Mulher, uma perspectiva

Por Letícia Santos Góis

Helena Solberg com o grupo Women’s Film Projectcriado — Foto: Helena Solberg/Arquivo pessoal

O filme A entrevista (1966), de Helena Solberg, funciona como uma lupa para a condição feminina de seu tempo, evidenciando, não obstante, um  pensamento conservador ainda presente na atualidade. Na obra, seleciona-se depoimentos  de mulheres sobre as supostas características da feminilidade nos anos 1960, de forma a tensionar papéis sociais e identidades fixas. A narrativa, porém, acaba se engessando em uma perspectiva unívoca em relação  ao feminino, que, podemos afirmar, não condiz com a atualidade em que novas possibilidades do “ser mulher” são vivenciadas de forma mais plena.

O documentário de Helena Solberg pode ser incômodo, por exemplo, aos olhos políticos de uma espectadora orientada pelo pensamento decolonial. Reunir várias vozes, de várias mulheres, em uma narração em off que se sobrepõe a imagens encenadas por uma única personagem é um gesto simbólico que revela um determinismo agressivo. Apesar das falas se diferenciarem por vezes, o fato de se propor um único rosto e a encenação de uma única rotina, de um modo de vida específico, reduz  os depoimentos a um panorama rígido. Os pensamentos que se destacam como progressistas   para a época acabam apequenados. Insinua-se que tais perspectivas não fariam diferença: a história da mulher sempre seria a mesma. A mulher real seria a mulher da casa, a mulher dos filhos, a mulher do marido, do casamento, do sistema monogâmico, a mulher que não precisa se ocupar de muito, a mulher bonita, a mulher rasa.

O papel da mulher desempenhado calmamente na tela torna-se, de fato, sufocante. O recurso cinematográfico do som simula a experiência psicológica do fluxo de pensamentos, de falas não ditas, de sentimentos que se maturam apenas dentro dessa mulher que não vemos falar, que não é escutada na sociedade e que se acostumou a essa condição, dando continuidade a esse lugar unidimensional,  de única face.

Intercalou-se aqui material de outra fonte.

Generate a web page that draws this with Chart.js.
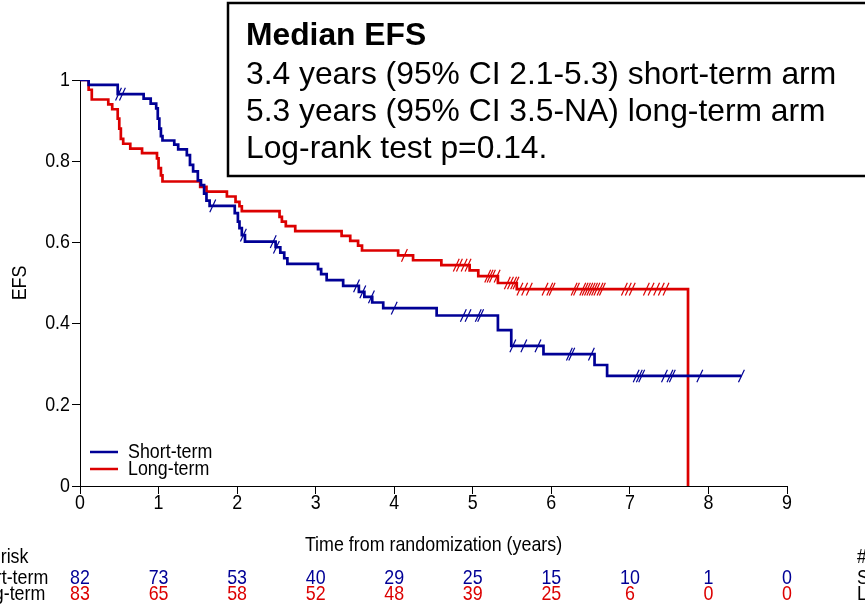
<!DOCTYPE html>
<html>
<head>
<meta charset="utf-8">
<script src="https://cdn.jsdelivr.net/npm/chart.js@4.4.1/dist/chart.umd.min.js"></script>
<style>
  html, body { margin: 0; padding: 0; background: #fff; }
  #wrap { position: relative; width: 865px; height: 606px; }
</style>
</head>
<body>
<div id="wrap"><canvas id="kmChart"></canvas></div>
<script>
// Kaplan-Meier steps: event times (years) and EFS after each event
const shortTimes = [0.11, 0.48, 0.81, 0.90, 0.97, 0.99, 1.01, 1.03, 1.05, 1.20, 1.25, 1.36, 1.40, 1.44, 1.50, 1.54, 1.58, 1.61, 1.65,
    1.97, 2.01, 2.03, 2.06, 2.10, 2.49, 2.55, 2.60, 2.64, 3.03, 3.07, 3.14, 3.35, 3.55, 3.62, 3.72, 3.86, 4.54, 5.32, 5.49, 5.90, 6.55, 6.71];
const shortSurv = [0.988, 0.965, 0.954, 0.942, 0.93, 0.905, 0.88, 0.862, 0.851, 0.841, 0.829, 0.815, 0.791, 0.775, 0.753, 0.741, 0.72, 0.703, 0.69,
    0.672, 0.651, 0.635, 0.618, 0.602, 0.588, 0.575, 0.561, 0.547, 0.534, 0.522, 0.507, 0.493, 0.478, 0.466, 0.452, 0.438, 0.42, 0.384, 0.345, 0.325, 0.298, 0.271];
const shortLastFollowUp = 8.42;
const shortCensored = [0.49, 0.54, 1.69, 2.08, 2.46, 2.50, 3.52, 3.60, 3.71, 4.00, 4.88, 4.94, 5.07, 5.10, 5.51, 5.65, 5.83,
    6.23, 6.26, 6.51, 7.08, 7.12, 7.15, 7.44, 7.51, 7.54, 7.89, 8.42];

const longTimes = [0.11, 0.15, 0.36, 0.41, 0.48, 0.50, 0.52, 0.55, 0.64, 0.79, 0.98, 1.00, 1.03, 1.05, 1.53, 1.61, 1.87, 1.98, 2.03, 2.06,
    2.54, 2.57, 2.62, 2.74, 3.33, 3.44, 3.54, 3.59, 4.05, 4.24, 4.60, 4.96, 5.07, 5.32, 5.56, 7.74];
const longSurv = [0.976, 0.952, 0.94, 0.928, 0.905, 0.88, 0.855, 0.843, 0.831, 0.82, 0.807, 0.783, 0.765, 0.75, 0.737, 0.725, 0.713, 0.70, 0.689, 0.677,
    0.663, 0.651, 0.64, 0.628, 0.616, 0.604, 0.592, 0.58, 0.568, 0.556, 0.544, 0.531, 0.517, 0.50, 0.485, 0];
const longCensored = [4.13, 4.79, 4.83, 4.89, 4.94, 5.19, 5.22, 5.25, 5.31, 5.44, 5.48, 5.52, 5.55, 5.60, 5.66, 5.72, 5.92, 5.98, 6.01,
    6.29, 6.32, 6.40, 6.43, 6.46, 6.49, 6.52, 6.55, 6.58, 6.62, 6.65, 6.93, 6.98, 7.03, 7.21, 7.27, 7.34, 7.40, 7.46];

// numbers at risk
const riskTimes = [0, 1, 2, 3, 4, 5, 6, 7, 8, 9];
const shortAtRisk = [82, 73, 53, 40, 29, 25, 15, 10, 1, 0];
const longAtRisk = [83, 65, 58, 52, 48, 39, 25, 6, 0, 0];

const boxTitle = 'Median EFS';
const boxLines = [
    '3.4 years (95% CI 2.1-5.3) short-term arm',
    '5.3 years (95% CI 3.5-NA) long-term arm',
    'Log-rank test p=0.14.'
];

const BLUE = '#000096';
const RED = '#dc0000';
const FONT = "'Liberation Sans', Arial, sans-serif";
const SMALL = '21px ' + FONT;
const NARROW = 0.85;   // the small text in the figure is a narrow face

function survAt(times, surv, t) {
    let s = 1;
    for (let i = 0; i < times.length; i++) {
        if (times[i] <= t) s = surv[i];
    }
    return s;
}

function stepPoints(times, surv, lastTime) {
    const pts = [{ x: 0, y: 1 }];
    times.forEach((t, i) => pts.push({ x: t, y: surv[i] }));
    if (lastTime !== undefined) pts.push({ x: lastTime, y: surv[surv.length - 1] });
    return pts;
}

function censorPoints(censored, times, surv) {
    return censored.map(t => ({ x: t, y: survAt(times, surv, t) }));
}

// narrow text helper
function narrowText(ctx, text, x, y, align, color, rotate) {
    ctx.save();
    ctx.translate(x, y);
    if (rotate) ctx.rotate(rotate);
    ctx.scale(NARROW, 1);
    ctx.font = SMALL;
    ctx.fillStyle = color || '#000';
    ctx.textAlign = align;
    ctx.textBaseline = 'middle';
    ctx.fillText(text, 0, 0);
    ctx.restore();
}

const overlay = {
    id: 'overlay',
    afterDraw(chart) {
        const ctx = chart.ctx;
        const xs = chart.scales.x;
        const ys = chart.scales.y;
        const area = chart.chartArea;
        ctx.save();

        // tick labels
        ys.ticks.forEach(tk => {
            narrowText(ctx, String(Math.round(tk.value * 10) / 10), 70, ys.getPixelForValue(tk.value), 'right');
        });
        xs.ticks.forEach(tk => {
            narrowText(ctx, String(tk.value), xs.getPixelForValue(tk.value), 503, 'center');
        });

        // axis titles
        narrowText(ctx, 'EFS', 20, (area.top + area.bottom) / 2, 'center', '#000', -Math.PI / 2);
        narrowText(ctx, 'Time from randomization (years)', (area.left + area.right) / 2, 545, 'center');

        // legend inside the plot
        const legendItems = [
            { label: chart.data.datasets[0].label, color: BLUE, y: 452 },
            { label: chart.data.datasets[1].label, color: RED, y: 469 }
        ];
        legendItems.forEach(item => {
            ctx.strokeStyle = item.color;
            ctx.lineWidth = 2.5;
            ctx.beginPath();
            ctx.moveTo(90, item.y);
            ctx.lineTo(118, item.y);
            ctx.stroke();
            narrowText(ctx, item.label, 128, item.y, 'left');
        });

        // at-risk table (cut off at both edges in the figure)
        [-36, 857].forEach(x0 => {
            narrowText(ctx, '# At risk', x0, 557, 'left');
            narrowText(ctx, 'Short-term', x0, 578, 'left');
            narrowText(ctx, 'Long-term', x0, 594, 'left');
        });
        riskTimes.forEach((t, i) => {
            const px = xs.getPixelForValue(t);
            narrowText(ctx, String(shortAtRisk[i]), px, 578, 'center', BLUE);
            narrowText(ctx, String(longAtRisk[i]), px, 594, 'center', RED);
        });

        // annotation box
        ctx.fillStyle = '#fff';
        ctx.fillRect(228, 3, 700, 173);
        ctx.strokeStyle = '#000';
        ctx.lineWidth = 2.5;
        ctx.strokeRect(228, 3, 700, 173);
        ctx.fillStyle = '#000';
        ctx.textAlign = 'left';
        ctx.textBaseline = 'alphabetic';
        ctx.font = 'bold 31.8px ' + FONT;
        ctx.fillText(boxTitle, 246, 45);
        ctx.font = '31.8px ' + FONT;
        boxLines.forEach((line, i) => ctx.fillText(line, 246, 84 + i * 37));

        ctx.restore();
    }
};

const ctx = document.getElementById('kmChart').getContext('2d');
const chart = new Chart(ctx, {
    type: 'scatter',
    data: {
        datasets: [
            {
                label: 'Short-term',
                data: stepPoints(shortTimes, shortSurv, shortLastFollowUp),
                showLine: true,
                stepped: 'before',
                borderColor: BLUE,
                borderWidth: 2.7,
                pointRadius: 0,
                fill: false,
            },
            {
                label: 'Long-term',
                data: stepPoints(longTimes, longSurv),
                showLine: true,
                stepped: 'before',
                borderColor: RED,
                borderWidth: 2.7,
                pointRadius: 0,
                fill: false,
            },
            {
                label: 'Short-term censored',
                data: censorPoints(shortCensored, shortTimes, shortSurv),
                showLine: false,
                pointStyle: 'line',
                rotation: -65,
                pointRadius: 7,
                borderColor: BLUE,
                pointBorderWidth: 1.2,
            },
            {
                label: 'Long-term censored',
                data: censorPoints(longCensored, longTimes, longSurv),
                showLine: false,
                pointStyle: 'line',
                rotation: -65,
                pointRadius: 7,
                borderColor: RED,
                pointBorderWidth: 1.2,
            }
        ]
    },
    options: {
        responsive: true,
        maintainAspectRatio: false,
        animation: false,
        events: [],
        layout: {
            padding: { left: 0, top: 80, right: 78, bottom: 0 }
        },
        plugins: {
            legend: { display: false },
            tooltip: { enabled: false }
        },
        scales: {
            x: {
                type: 'linear',
                min: 0,
                max: 9,
                afterFit: scale => { scale.height = 120; },
                ticks: { stepSize: 1, color: 'rgba(0,0,0,0)', font: { family: FONT, size: 18 } },
                grid: { display: true, drawOnChartArea: false, drawTicks: true, tickLength: 8, color: '#000' },
                border: { display: true, color: '#000', width: 1 }
            },
            y: {
                min: 0,
                max: 1,
                afterFit: scale => { scale.width = 80; },
                ticks: { stepSize: 0.2, color: 'rgba(0,0,0,0)', font: { family: FONT, size: 18 } },
                grid: { display: true, drawOnChartArea: false, drawTicks: true, tickLength: 8, color: '#000' },
                border: { display: true, color: '#000', width: 1 }
            }
        }
    },
    plugins: [overlay]
});
</script>
</body>
</html>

Ao final, observa-se o depoimento sincrônico de Glória Solberg, que encena a figura feminina no curta. Ela fala sobre o esclarecimento de suas ambiguidades e incoerências, bem como a narrativa propõe através das vozes plurais que ouvimos. Logo depois,  inicia-se uma sequência documental de registros da Marcha da família com Deus pela Liberdade, movimento político anticomunista e conservador que teve grande apoio de mulheres em 1964. O filme termina, na verdade, confirmando um caráter denunciador em relação ao determinismo da figura da mulher, embora ainda relacione, de maneira geral, o conjunto das falas e encenações ao conservadorismo. Desse modo, o filme explicita o terreno movediço da busca pela manutenção do sistema patriarcal. O recado que fica é que o pensamento conservador prevaleceu, inclusive, no desejo e na luta das próprias mulheres pela continuidade desse lugar encaixotado.

O curta é a ilustração desse papel já mencionado, mas é também a posição de uma cineasta mulher que trabalhou no contexto da produção cinematográfica em uma época extremamente machista e de ambientes majoritariamente masculinos. Encontramos nesse panorama inexorável um mecanismo para que as falas dessas mulheres reais pudessem ser ouvidas. O filme deixa claro em sua estrutura uma certa ambiguidade e contradição. Aquilo que foi atribuído à figura da mulher, aquilo que se espera dela e aquilo que se espera do filme não necessariamente se cumprem. A mulher se revela única. Helena Solberg se revela protagonista com seu primeiro filme. A única cineasta mulher do cinema novista.